Dordt College News

From the president

May 14, 2010

“Calvinism” makes a comeback

I’m not quite sure when I first realized that “Calvinism” was back. 

I don’t mean by that the Reformed doctrines held by Calvinists; they never went away. Faithful churches have taught and proclaimed those doctrines for the past half millennium. No, it’s the word “Calvinism” that’s back—and with a positive cachet that it probably hasn’t had for at least 100 years.

Dr. Carl E. ZylstraI may have realized that I could again use the word “Calvinism” in a positive sense in American culture shortly after January 19, 2010, when I was reading a blog posting on the victory of Scott Brown as the new senator from Massachusetts. The blog was written by a conservative Roman Catholic writer who, far from bemoaning the loss of that senate seat previously held by the Roman Catholic Democrat Ted Kennedy, now was exulting in the election of a Protestant Republican who, according to this writer, was affiliated with a traditionally Calvinist denomination.  However, the writer went on to reassure his readers that they need not worry because this denomination (the Christian Reformed Church in North America) was “not your father’s brand of Calvinism.” Rather the Calvinism espoused by this denomination, according to the writer, was an upbeat, positive, culture-engaging Christianity that sought to make a true difference to the benefit of all in society.

Whether or not I agree with that assessment of Senator Brown is not the point.  The point is that this national writer could use the term “Calvinism” in a secular political context as a positive descriptor and value. Coming on the heels of Time magazine’s 2009 identification of “The New Calvinism” as one of the ten top culture shaping movements of the next 20 years, this commentary helped convince me that a new dawn had broken in America where, at least linguistically, the word “Calvinism” was back and now carried a positive connotation that had been missing for quite some time.

It was only about a decade ago in this space that I wrote about the linguistic labels we should be applying as we tried to describe our philosophical stance as a college—and settled on the term “Reformed.” I still like that term. References to a Reformed worldview are readily understood among academicians who pay attention to the varied worldviews on which institutions of higher education are based. Even among Christian colleges we often describe each other with appreciation as being (among others) Holiness, Anabaptist, Fundamentalist, or Reformed. 

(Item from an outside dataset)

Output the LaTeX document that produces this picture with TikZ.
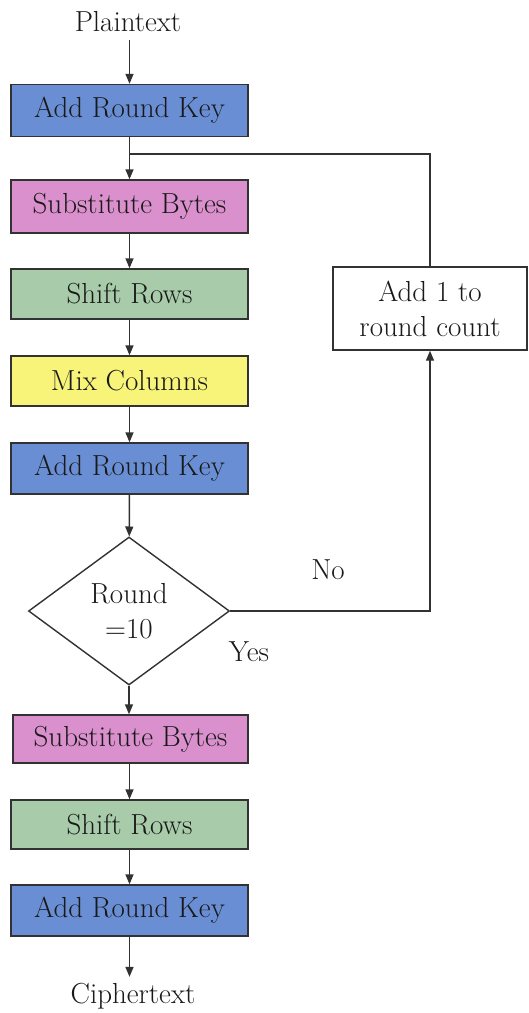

However, in a day when a third of the young pastors in America’s largest protestant denomination, the Southern Baptist Convention, describe themselves as “Calvinists,” then we know that we certainly have come a long way from the day when Reformed Christians cowered under H. L. Mencken’s reputed slam that “A Calvinist is someone who is afraid that someone somewhere might be having a good time.”

Last summer my wife and I were worshiping in All Souls Church, a vibrant and thriving Anglican congregation in the heart of London.  Before the sermon began, the pastor called the thousands of assembled worshipers to acknowledge the importance of that year’s being the 500th anniversary of the birth of John Calvin—and to visit the church bookstore after the service to purchase key volumes on the life and impact of Calvin. 

It seems good timing, then, that Dordt College is hosting a Calvinism conference this spring, examining the future of Calvinism for the twenty-first century. There are various streams of Calvinist thought that can be compared and contrasted. And there will certainly be debates about which portions of the heritage need to be transformed and which parts need to be reaffirmed and propagated. But one thing is certain, the term “Calvinism” is back.

I’m glad that Dordt College never gave up on the principles of authentic Reformed biblical understanding under whatever name it’s been called during the first 55 years of our history. But I’m also happy that we don’t have to duck the “Calvinist” label that is so often applied to those same principles.

So call us what you want, “Reformed” or “Calvinist.” What really counts is that Dordt College remains founded on the principles of Sacred Scripture. For if we do, whatever term others use to describe those principles ought to be just fine with us.  We’re happy when, as in our present day, the terms they use increasingly carry a positive tone of admiration—not for who we are, but for the glory of the God we serve.